Source material:
★ ★ ★ ★
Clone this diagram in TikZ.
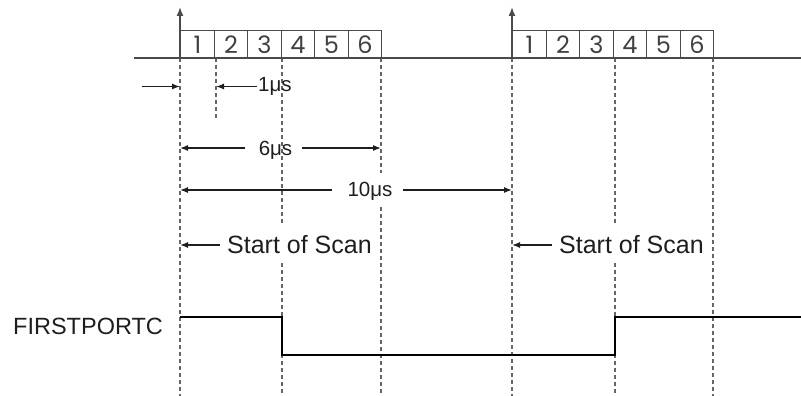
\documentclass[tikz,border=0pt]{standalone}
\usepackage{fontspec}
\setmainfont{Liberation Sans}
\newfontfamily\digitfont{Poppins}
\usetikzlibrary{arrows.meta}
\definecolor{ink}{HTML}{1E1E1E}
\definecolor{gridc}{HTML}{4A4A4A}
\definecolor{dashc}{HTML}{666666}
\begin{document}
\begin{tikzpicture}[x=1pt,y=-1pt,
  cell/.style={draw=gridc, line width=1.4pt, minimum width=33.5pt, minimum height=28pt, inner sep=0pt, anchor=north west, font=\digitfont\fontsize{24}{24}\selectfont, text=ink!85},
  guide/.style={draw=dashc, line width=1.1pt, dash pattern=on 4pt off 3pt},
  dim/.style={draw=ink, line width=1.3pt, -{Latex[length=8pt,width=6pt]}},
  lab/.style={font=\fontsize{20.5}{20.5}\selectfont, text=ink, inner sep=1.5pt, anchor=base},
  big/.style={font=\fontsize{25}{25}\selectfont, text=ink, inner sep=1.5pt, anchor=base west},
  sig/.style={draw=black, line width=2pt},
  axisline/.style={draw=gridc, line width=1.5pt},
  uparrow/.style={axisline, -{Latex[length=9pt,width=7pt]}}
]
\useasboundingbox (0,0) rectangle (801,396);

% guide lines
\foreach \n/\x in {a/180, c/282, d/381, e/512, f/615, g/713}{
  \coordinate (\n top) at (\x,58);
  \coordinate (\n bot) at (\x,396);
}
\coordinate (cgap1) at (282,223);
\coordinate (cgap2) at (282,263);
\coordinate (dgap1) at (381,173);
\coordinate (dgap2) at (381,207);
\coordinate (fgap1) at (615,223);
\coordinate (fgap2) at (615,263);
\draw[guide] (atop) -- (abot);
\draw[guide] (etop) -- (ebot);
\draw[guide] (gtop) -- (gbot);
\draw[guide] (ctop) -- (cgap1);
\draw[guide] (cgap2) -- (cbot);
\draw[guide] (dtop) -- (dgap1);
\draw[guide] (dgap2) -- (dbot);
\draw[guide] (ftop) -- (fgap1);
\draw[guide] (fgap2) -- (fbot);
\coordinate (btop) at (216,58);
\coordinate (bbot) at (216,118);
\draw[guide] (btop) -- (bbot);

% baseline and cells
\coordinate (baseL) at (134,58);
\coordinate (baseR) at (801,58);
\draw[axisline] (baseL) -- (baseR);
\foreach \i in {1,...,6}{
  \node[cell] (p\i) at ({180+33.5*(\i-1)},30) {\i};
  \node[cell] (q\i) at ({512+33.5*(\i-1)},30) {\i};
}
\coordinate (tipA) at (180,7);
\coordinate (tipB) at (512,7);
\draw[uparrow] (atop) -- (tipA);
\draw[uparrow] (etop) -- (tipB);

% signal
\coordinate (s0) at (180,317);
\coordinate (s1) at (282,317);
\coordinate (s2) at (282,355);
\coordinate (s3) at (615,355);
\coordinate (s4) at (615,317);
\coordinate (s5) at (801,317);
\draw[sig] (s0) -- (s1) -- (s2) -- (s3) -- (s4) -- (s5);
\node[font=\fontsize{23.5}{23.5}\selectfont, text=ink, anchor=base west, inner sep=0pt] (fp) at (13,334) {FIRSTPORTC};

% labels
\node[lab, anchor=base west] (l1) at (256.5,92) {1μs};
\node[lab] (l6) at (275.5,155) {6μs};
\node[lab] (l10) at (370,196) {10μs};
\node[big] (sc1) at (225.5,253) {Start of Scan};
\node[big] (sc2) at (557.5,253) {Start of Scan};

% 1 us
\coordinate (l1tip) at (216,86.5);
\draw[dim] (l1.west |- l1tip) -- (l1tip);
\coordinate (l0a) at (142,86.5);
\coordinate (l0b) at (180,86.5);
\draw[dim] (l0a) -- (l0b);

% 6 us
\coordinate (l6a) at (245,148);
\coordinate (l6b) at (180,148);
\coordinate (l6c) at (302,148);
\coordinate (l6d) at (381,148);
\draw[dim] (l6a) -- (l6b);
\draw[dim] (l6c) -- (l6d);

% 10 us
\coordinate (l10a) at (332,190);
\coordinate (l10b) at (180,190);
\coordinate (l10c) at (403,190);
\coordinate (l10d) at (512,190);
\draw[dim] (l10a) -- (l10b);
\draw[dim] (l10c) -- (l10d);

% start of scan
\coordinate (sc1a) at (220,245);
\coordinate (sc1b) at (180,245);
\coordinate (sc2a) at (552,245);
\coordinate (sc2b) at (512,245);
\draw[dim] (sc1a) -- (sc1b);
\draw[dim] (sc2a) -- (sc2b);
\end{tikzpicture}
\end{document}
★ ★ ★ ★
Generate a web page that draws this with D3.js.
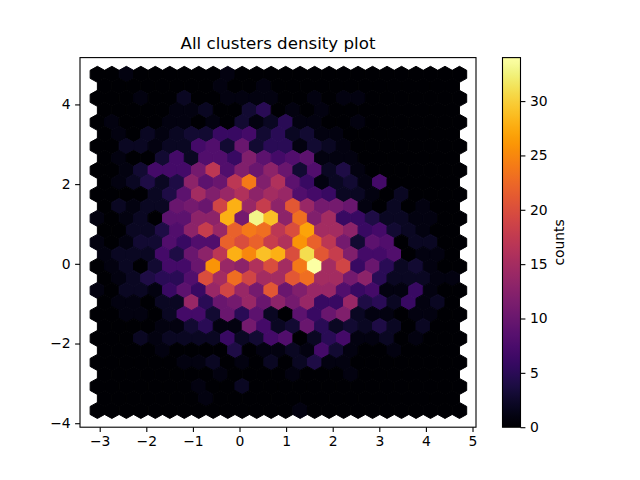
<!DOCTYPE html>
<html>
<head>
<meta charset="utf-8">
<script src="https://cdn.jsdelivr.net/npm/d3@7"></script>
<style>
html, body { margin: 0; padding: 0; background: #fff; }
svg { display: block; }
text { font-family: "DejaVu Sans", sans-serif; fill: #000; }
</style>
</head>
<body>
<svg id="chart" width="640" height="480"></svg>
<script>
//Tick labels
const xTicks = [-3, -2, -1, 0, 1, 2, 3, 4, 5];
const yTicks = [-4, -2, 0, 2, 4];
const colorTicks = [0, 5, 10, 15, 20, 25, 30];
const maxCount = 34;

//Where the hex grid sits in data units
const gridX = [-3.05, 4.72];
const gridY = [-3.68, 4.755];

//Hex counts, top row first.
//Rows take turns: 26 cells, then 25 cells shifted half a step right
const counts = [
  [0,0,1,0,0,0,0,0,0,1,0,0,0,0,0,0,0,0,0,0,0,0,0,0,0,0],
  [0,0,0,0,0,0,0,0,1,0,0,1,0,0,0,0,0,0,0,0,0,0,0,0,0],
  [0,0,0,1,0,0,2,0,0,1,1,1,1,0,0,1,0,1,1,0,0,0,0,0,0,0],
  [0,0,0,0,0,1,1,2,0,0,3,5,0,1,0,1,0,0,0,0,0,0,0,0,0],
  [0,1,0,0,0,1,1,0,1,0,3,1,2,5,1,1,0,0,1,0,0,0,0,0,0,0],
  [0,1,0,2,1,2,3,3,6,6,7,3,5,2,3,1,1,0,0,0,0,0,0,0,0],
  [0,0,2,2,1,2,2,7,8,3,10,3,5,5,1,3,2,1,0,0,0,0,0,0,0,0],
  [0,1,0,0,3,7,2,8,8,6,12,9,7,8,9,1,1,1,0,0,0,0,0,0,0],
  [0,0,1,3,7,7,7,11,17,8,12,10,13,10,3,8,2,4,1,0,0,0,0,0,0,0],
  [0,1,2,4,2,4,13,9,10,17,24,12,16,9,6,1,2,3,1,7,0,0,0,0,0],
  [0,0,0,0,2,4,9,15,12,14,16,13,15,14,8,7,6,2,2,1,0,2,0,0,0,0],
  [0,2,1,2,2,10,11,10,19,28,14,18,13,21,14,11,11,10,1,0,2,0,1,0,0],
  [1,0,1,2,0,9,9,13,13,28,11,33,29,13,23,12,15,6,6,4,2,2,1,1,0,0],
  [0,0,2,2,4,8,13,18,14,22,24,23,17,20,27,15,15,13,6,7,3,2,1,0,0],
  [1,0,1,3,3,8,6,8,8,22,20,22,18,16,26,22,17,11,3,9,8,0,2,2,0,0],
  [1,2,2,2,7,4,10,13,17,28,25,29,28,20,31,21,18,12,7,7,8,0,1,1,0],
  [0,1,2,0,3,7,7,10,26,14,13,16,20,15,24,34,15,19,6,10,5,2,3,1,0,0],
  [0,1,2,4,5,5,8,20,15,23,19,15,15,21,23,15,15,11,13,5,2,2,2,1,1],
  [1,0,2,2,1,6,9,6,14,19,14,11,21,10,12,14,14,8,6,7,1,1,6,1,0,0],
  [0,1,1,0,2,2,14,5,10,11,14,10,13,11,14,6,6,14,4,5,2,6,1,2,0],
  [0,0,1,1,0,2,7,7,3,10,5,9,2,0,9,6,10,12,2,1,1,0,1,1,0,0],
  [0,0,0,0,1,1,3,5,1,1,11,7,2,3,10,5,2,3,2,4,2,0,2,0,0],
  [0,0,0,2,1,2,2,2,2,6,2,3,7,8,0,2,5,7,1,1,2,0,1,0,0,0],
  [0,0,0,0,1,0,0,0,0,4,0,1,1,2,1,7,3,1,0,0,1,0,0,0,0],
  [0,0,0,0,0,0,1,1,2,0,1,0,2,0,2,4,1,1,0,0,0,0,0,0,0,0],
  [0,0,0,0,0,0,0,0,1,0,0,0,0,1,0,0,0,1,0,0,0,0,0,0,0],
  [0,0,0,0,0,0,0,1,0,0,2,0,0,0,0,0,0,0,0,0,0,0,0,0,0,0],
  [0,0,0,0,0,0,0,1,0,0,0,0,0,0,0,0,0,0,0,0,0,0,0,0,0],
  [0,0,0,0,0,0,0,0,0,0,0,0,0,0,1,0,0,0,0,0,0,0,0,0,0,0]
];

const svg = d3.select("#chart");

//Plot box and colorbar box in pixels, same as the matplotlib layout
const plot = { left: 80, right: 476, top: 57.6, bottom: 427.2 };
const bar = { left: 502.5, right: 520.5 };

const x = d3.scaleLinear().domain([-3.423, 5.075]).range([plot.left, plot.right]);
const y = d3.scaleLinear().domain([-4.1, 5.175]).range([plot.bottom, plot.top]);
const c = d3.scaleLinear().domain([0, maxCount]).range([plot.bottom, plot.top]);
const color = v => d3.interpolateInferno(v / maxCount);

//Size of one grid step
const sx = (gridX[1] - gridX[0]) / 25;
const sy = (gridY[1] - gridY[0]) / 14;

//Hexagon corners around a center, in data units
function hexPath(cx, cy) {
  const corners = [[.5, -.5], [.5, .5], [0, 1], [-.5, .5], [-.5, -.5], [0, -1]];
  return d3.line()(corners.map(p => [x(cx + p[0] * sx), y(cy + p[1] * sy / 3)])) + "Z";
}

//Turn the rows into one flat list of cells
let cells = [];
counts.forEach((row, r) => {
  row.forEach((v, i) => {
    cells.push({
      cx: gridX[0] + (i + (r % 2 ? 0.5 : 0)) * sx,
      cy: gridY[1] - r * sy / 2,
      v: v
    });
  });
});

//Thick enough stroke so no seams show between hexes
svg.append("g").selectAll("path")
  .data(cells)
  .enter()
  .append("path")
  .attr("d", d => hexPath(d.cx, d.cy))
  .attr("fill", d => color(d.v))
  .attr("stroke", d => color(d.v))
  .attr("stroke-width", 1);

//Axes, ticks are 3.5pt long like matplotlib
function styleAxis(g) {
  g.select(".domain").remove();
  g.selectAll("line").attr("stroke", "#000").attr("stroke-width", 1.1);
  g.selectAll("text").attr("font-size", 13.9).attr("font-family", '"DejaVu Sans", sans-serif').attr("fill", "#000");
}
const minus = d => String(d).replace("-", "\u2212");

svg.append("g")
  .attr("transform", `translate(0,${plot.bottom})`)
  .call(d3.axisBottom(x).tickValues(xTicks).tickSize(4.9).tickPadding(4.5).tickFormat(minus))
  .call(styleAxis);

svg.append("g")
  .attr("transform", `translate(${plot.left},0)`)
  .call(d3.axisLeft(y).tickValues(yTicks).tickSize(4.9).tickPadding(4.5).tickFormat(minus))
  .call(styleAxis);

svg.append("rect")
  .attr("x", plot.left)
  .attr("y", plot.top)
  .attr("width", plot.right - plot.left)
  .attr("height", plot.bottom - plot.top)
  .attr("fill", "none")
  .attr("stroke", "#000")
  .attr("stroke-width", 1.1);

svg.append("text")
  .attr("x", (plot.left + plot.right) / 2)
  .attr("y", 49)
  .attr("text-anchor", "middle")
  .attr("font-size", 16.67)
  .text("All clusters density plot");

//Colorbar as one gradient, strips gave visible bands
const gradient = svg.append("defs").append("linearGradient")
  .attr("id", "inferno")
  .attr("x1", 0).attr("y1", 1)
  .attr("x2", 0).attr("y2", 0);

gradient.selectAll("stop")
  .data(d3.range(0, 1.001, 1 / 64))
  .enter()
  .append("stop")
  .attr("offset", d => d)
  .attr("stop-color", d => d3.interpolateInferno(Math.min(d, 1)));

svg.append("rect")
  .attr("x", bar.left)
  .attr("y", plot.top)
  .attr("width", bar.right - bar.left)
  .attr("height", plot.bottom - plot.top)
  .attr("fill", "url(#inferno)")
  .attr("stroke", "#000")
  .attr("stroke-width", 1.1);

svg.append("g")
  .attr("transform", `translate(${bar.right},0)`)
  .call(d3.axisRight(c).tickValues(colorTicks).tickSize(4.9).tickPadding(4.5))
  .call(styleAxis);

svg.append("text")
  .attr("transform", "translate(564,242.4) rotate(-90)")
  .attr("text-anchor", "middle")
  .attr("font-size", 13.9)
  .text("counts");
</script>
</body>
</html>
★ ★ ★ ★
Given task:
Sift through the entries and copy every line with "this".

Response:
Clone this diagram in TikZ.
Generate a web page that draws this with D3.js.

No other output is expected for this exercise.